Given material ▸
───
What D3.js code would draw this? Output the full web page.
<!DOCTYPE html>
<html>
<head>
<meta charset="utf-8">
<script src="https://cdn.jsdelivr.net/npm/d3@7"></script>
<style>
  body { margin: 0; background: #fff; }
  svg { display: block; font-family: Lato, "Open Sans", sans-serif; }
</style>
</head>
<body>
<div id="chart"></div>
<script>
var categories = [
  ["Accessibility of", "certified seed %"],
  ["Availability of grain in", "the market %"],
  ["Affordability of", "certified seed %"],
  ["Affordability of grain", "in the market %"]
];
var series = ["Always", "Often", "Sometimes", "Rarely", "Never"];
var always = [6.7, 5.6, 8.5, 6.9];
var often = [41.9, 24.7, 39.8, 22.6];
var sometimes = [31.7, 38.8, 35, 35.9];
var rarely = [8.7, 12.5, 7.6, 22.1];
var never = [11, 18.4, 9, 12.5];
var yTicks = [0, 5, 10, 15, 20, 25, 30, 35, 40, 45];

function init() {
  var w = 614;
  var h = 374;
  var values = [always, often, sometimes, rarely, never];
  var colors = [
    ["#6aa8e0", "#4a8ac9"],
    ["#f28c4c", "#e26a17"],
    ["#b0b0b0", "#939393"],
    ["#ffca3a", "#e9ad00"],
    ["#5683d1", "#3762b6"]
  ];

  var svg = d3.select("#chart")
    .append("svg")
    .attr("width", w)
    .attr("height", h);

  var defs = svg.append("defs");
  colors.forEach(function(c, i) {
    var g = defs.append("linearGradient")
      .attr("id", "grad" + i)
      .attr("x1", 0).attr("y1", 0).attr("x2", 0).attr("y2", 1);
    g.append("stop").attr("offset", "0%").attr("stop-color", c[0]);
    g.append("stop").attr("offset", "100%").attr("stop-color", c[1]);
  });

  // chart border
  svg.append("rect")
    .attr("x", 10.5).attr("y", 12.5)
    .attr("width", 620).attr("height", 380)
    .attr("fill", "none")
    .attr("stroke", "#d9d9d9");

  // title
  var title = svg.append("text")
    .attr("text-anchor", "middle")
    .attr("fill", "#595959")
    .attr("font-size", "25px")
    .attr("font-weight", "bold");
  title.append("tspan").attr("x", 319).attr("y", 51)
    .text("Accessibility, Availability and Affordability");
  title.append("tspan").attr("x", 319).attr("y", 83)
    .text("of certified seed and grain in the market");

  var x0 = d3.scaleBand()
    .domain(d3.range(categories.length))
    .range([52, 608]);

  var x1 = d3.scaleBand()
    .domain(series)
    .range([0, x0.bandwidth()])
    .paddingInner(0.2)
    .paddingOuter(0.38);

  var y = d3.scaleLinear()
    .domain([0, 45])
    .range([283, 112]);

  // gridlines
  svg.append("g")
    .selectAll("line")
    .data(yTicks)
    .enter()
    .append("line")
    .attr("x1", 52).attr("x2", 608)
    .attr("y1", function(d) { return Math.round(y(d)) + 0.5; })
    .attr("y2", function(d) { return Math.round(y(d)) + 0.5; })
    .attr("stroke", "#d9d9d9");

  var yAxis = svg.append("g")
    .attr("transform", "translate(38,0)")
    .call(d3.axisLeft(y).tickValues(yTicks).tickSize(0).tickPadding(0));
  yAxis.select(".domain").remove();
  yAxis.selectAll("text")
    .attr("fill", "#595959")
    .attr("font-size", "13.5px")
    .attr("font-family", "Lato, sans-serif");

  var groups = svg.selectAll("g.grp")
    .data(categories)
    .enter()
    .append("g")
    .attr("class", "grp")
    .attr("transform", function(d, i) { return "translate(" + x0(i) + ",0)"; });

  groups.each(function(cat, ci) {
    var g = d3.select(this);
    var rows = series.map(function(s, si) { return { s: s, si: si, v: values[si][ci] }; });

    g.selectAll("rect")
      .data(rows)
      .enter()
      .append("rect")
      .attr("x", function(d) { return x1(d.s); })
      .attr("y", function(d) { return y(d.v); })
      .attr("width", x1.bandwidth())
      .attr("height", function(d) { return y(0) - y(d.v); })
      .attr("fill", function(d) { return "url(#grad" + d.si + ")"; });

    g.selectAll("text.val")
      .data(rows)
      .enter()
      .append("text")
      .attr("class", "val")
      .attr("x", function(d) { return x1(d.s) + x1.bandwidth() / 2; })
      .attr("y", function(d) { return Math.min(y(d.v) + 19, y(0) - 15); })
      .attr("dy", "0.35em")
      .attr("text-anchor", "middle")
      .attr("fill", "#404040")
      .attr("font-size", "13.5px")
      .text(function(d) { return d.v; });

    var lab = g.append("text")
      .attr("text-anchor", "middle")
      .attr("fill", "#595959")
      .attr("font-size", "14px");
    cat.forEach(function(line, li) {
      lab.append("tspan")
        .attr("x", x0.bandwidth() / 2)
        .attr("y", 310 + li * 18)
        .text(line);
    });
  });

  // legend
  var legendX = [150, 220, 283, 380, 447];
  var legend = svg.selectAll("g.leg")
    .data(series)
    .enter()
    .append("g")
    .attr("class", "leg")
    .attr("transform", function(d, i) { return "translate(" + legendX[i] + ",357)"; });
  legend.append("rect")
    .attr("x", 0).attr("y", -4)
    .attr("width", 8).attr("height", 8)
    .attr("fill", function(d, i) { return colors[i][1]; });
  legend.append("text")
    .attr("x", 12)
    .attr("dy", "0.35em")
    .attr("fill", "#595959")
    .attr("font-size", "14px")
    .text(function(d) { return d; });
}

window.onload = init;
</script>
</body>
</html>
───
Exercise directions ▸
Transcribe the whole listing with nothing added or left out.

Exercise solution ▸
What D3.js code would draw this? Output the full web page.
<!DOCTYPE html>
<html>
<head>
<meta charset="utf-8">
<script src="https://cdn.jsdelivr.net/npm/d3@7"></script>
<style>
  body { margin: 0; background: #fff; }
  svg { display: block; font-family: Lato, "Open Sans", sans-serif; }
</style>
</head>
<body>
<div id="chart"></div>
<script>
var categories = [
  ["Accessibility of", "certified seed %"],
  ["Availability of grain in", "the market %"],
  ["Affordability of", "certified seed %"],
  ["Affordability of grain", "in the market %"]
];
var series = ["Always", "Often", "Sometimes", "Rarely", "Never"];
var always = [6.7, 5.6, 8.5, 6.9];
var often = [41.9, 24.7, 39.8, 22.6];
var sometimes = [31.7, 38.8, 35, 35.9];
var rarely = [8.7, 12.5, 7.6, 22.1];
var never = [11, 18.4, 9, 12.5];
var yTicks = [0, 5, 10, 15, 20, 25, 30, 35, 40, 45];

function init() {
  var w = 614;
  var h = 374;
  var values = [always, often, sometimes, rarely, never];
  var colors = [
    ["#6aa8e0", "#4a8ac9"],
    ["#f28c4c", "#e26a17"],
    ["#b0b0b0", "#939393"],
    ["#ffca3a", "#e9ad00"],
    ["#5683d1", "#3762b6"]
  ];

  var svg = d3.select("#chart")
    .append("svg")
    .attr("width", w)
    .attr("height", h);

  var defs = svg.append("defs");
  colors.forEach(function(c, i) {
    var g = defs.append("linearGradient")
      .attr("id", "grad" + i)
      .attr("x1", 0).attr("y1", 0).attr("x2", 0).attr("y2", 1);
    g.append("stop").attr("offset", "0%").attr("stop-color", c[0]);
    g.append("stop").attr("offset", "100%").attr("stop-color", c[1]);
  });

  // chart border
  svg.append("rect")
    .attr("x", 10.5).attr("y", 12.5)
    .attr("width", 620).attr("height", 380)
    .attr("fill", "none")
    .attr("stroke", "#d9d9d9");

  // title
  var title = svg.append("text")
    .attr("text-anchor", "middle")
    .attr("fill", "#595959")
    .attr("font-size", "25px")
    .attr("font-weight", "bold");
  title.append("tspan").attr("x", 319).attr("y", 51)
    .text("Accessibility, Availability and Affordability");
  title.append("tspan").attr("x", 319).attr("y", 83)
    .text("of certified seed and grain in the market");

  var x0 = d3.scaleBand()
    .domain(d3.range(categories.length))
    .range([52, 608]);

  var x1 = d3.scaleBand()
    .domain(series)
    .range([0, x0.bandwidth()])
    .paddingInner(0.2)
    .paddingOuter(0.38);

  var y = d3.scaleLinear()
    .domain([0, 45])
    .range([283, 112]);

  // gridlines
  svg.append("g")
    .selectAll("line")
    .data(yTicks)
    .enter()
    .append("line")
    .attr("x1", 52).attr("x2", 608)
    .attr("y1", function(d) { return Math.round(y(d)) + 0.5; })
    .attr("y2", function(d) { return Math.round(y(d)) + 0.5; })
    .attr("stroke", "#d9d9d9");

  var yAxis = svg.append("g")
    .attr("transform", "translate(38,0)")
    .call(d3.axisLeft(y).tickValues(yTicks).tickSize(0).tickPadding(0));
  yAxis.select(".domain").remove();
  yAxis.selectAll("text")
    .attr("fill", "#595959")
    .attr("font-size", "13.5px")
    .attr("font-family", "Lato, sans-serif");

  var groups = svg.selectAll("g.grp")
    .data(categories)
    .enter()
    .append("g")
    .attr("class", "grp")
    .attr("transform", function(d, i) { return "translate(" + x0(i) + ",0)"; });

  groups.each(function(cat, ci) {
    var g = d3.select(this);
    var rows = series.map(function(s, si) { return { s: s, si: si, v: values[si][ci] }; });

    g.selectAll("rect")
      .data(rows)
      .enter()
      .append("rect")
      .attr("x", function(d) { return x1(d.s); })
      .attr("y", function(d) { return y(d.v); })
      .attr("width", x1.bandwidth())
      .attr("height", function(d) { return y(0) - y(d.v); })
      .attr("fill", function(d) { return "url(#grad" + d.si + ")"; });

    g.selectAll("text.val")
      .data(rows)
      .enter()
      .append("text")
      .attr("class", "val")
      .attr("x", function(d) { return x1(d.s) + x1.bandwidth() / 2; })
      .attr("y", function(d) { return Math.min(y(d.v) + 19, y(0) - 15); })
      .attr("dy", "0.35em")
      .attr("text-anchor", "middle")
      .attr("fill", "#404040")
      .attr("font-size", "13.5px")
      .text(function(d) { return d.v; });

    var lab = g.append("text")
      .attr("text-anchor", "middle")
      .attr("fill", "#595959")
      .attr("font-size", "14px");
    cat.forEach(function(line, li) {
      lab.append("tspan")
        .attr("x", x0.bandwidth() / 2)
        .attr("y", 310 + li * 18)
        .text(line);
    });
  });

  // legend
  var legendX = [150, 220, 283, 380, 447];
  var legend = svg.selectAll("g.leg")
    .data(series)
    .enter()
    .append("g")
    .attr("class", "leg")
    .attr("transform", function(d, i) { return "translate(" + legendX[i] + ",357)"; });
  legend.append("rect")
    .attr("x", 0).attr("y", -4)
    .attr("width", 8).attr("height", 8)
    .attr("fill", function(d, i) { return colors[i][1]; });
  legend.append("text")
    .attr("x", 12)
    .attr("dy", "0.35em")
    .attr("fill", "#595959")
    .attr("font-size", "14px")
    .text(function(d) { return d; });
}

window.onload = init;
</script>
</body>
</html>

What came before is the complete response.